Sunday, June 19, 2005

Fathers' Day

As I've mentioned before, I am the father of four young boys, ages 7, 5, 3 and 5 months (I don't seem to posess any X chromosomes, alas), and on this Fathers' Day, I started thinking about my role as a father, and any highlights of my tenure as such.

First off, I must lead with the admission that I am a mistake-prone father. I blow it often. Now, not in big, spectacular ways like forgetting a child at the supermarket, or legitimately abusive stuff, but in fallen, everyday-type ways. The overly harsh tone, the disinterested response to an excited story, etc. It breaks my heart to think of all the times I have let my sinful short-sightedness rule my actions with my kids.

But.

In light of this, or in spite of this, I think there are two things I have done pretty well, and I hope and pray that these are things that will last, and echo throughout the lives of my children.

First, I tell them constantly (more than a few times a day) that I love them, and as often as seems appropriate (during a time of crisis or correction) that I love them, and will always love them, no matter what, for ever and ever.

Second, I tell them often (too often, but only because it is necessary) that I was wrong, and I am sorry.

Why I see these two things as so important probably says as much about me and my own needs as anything. First, I want my boys to live their lives in absolute confidence that they are loved my their father. I want there to be no doubt whatsoever that their father has lavished upon them extravigant love (not stuff or things), and that this is absolutely theirs throughout eternity.

It has been pointed out to me, and I see it in the lives of so many, that the image we have of our Heavenly Father is directly related to our relationship to our earthly father. In other words, I am the flesh and blood template that my children use to form their concept of God.

No pressure there.

So, just as Jesus used the parable of the prodigal son to give us an image of a father that loves their children through everything, and is waiting for the opportunity to shower that love upon them, I want my kids to see that in their dad.

What is dad? Dad is love. Dad is also correction, discipline, fun, goofy, and more, but first and foremost, dad is love.

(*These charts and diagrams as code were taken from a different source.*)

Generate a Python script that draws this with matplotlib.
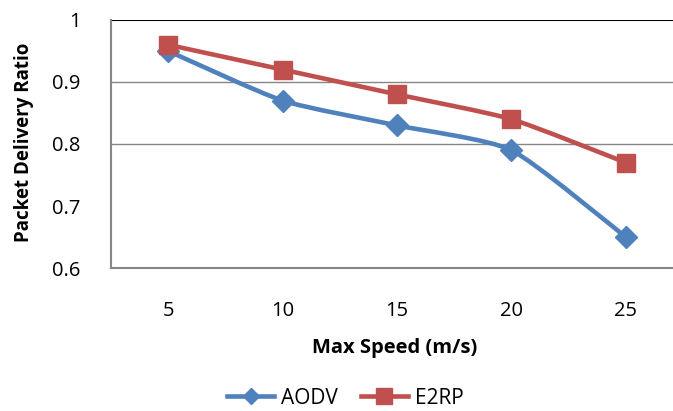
import matplotlib
matplotlib.use("Agg")
import matplotlib.pyplot as plt
from matplotlib.path import Path
from matplotlib.patches import PathPatch
from matplotlib.lines import Line2D
import numpy as np

# data
speeds = ["5", "10", "15", "20", "25"]
aodv = [0.95, 0.87, 0.83, 0.79, 0.65]
e2rp = [0.96, 0.92, 0.88, 0.84, 0.77]

blue = "#4F81BD"
red = "#C0504D"

plt.rcParams["font.family"] = ["Open Sans", "DejaVu Sans"]


def smooth_path(xs, ys, k=1 / 10):
    # Excel-like smoothed line (Catmull-Rom converted to cubic bezier)
    xs = np.asarray(xs, float)
    ys = np.asarray(ys, float)
    verts = [(xs[0], ys[0])]
    codes = [Path.MOVETO]
    n = len(xs)
    for i in range(n - 1):
        i0 = max(i - 1, 0)
        i3 = min(i + 2, n - 1)
        c1 = (xs[i] + (xs[i + 1] - xs[i0]) * k, ys[i] + (ys[i + 1] - ys[i0]) * k)
        c2 = (xs[i + 1] - (xs[i3] - xs[i]) * k, ys[i + 1] - (ys[i3] - ys[i]) * k)
        verts += [c1, c2, (xs[i + 1], ys[i + 1])]
        codes += [Path.CURVE4] * 3
    return Path(verts, codes)


fig = plt.figure(figsize=(6.73, 4.11), dpi=100)
ax = fig.add_axes([111 / 673, 1 - 268 / 411, 572 / 673, 248 / 411])

x = np.arange(len(speeds))
for vals, col, mk, ms in [(aodv, blue, "D", 11), (e2rp, red, "s", 13.5)]:
    ax.add_patch(PathPatch(smooth_path(x, vals), fill=False, edgecolor=col,
                           lw=3.3, capstyle="round", joinstyle="round", zorder=3))
    ax.plot(x, vals, linestyle="none", marker=mk, markersize=ms, color=col, zorder=4)

ax.set_xlim(-0.5, 4.5)
ax.set_ylim(0.6, 1.0)
ax.set_xticks(x)
ax.set_xticklabels(speeds)
ax.set_yticks([0.6, 0.7, 0.8, 0.9, 1.0])
ax.set_yticklabels(["0.6", "0.7", "0.8", "0.9", "1"])
ax.tick_params(length=0, labelsize=14.5, colors="black")
ax.tick_params(axis="x", pad=24)
ax.tick_params(axis="y", pad=22)

for yv in [0.8, 0.9]:
    ax.axhline(yv, color="#868686", lw=1.0, zorder=1)
ax.axhline(1.0, color="black", lw=1.5, zorder=1)

for s in ["top", "right"]:
    ax.spines[s].set_visible(False)
ax.spines["left"].set_color("#868686")
ax.spines["bottom"].set_color("#868686")
ax.spines["left"].set_linewidth(1.5)
ax.spines["bottom"].set_linewidth(1.5)

fig.text(24 / 673, 1 - 142 / 411, "Packet Delivery Ratio", rotation=90,
         ha="center", va="center", fontsize=13.5, fontweight="bold")
fig.text(395 / 673, 1 - 348 / 411, "Max Speed (m/s)", ha="center", va="center",
         fontsize=14.5, fontweight="bold")

handles = [Line2D([], [], color=blue, lw=3.3, marker="D", markersize=8),
           Line2D([], [], color=red, lw=3.3, marker="s", markersize=11)]
fig.legend(handles, ["AODV", "E2RP"], loc="center", bbox_to_anchor=(345 / 673, 1 - 398 / 411),
           ncol=2, frameon=False, fontsize=15, handlelength=2.3, columnspacing=1.1,
           handletextpad=0.3, borderaxespad=0, borderpad=0)

fig.savefig("out.png", dpi=100)
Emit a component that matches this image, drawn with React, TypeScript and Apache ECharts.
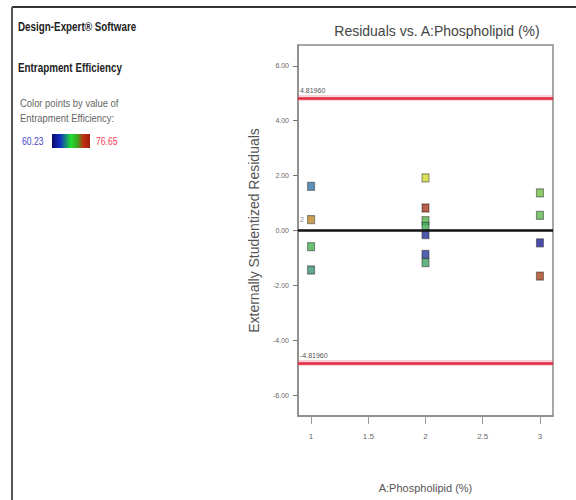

Second, I have read and heard from numerous sources, as well as seen it in the lives of me and my wife, that very few things drive a wedge between a parent and child like unresolved conflict and unforgiveness.

How many of you, even to this day, can recall an incident from your childhood (probably more that one) that make you wish for, long for words of apology and reconciliation?

My kids are well aware that their parents goof up all too often. But, we desperately try to be quick to admit our mistakes, apologize and ask for forgiveness from our kids.

I tell you all, there is nothing better - and I do mean nothing better (some equal, but not better) - than having little arms wrapped around you, and hearing "I love you, daddy, I forgive you." All is well. Intimacy has been restored.

It is never too late to start. Words of apology and reconciliation would be a stream of living water in the souls of far too many adults.

I love you, forever and always.
I am sorry, I was wrong. Please forgive me.

This is a key legacy I want to leave with my boys.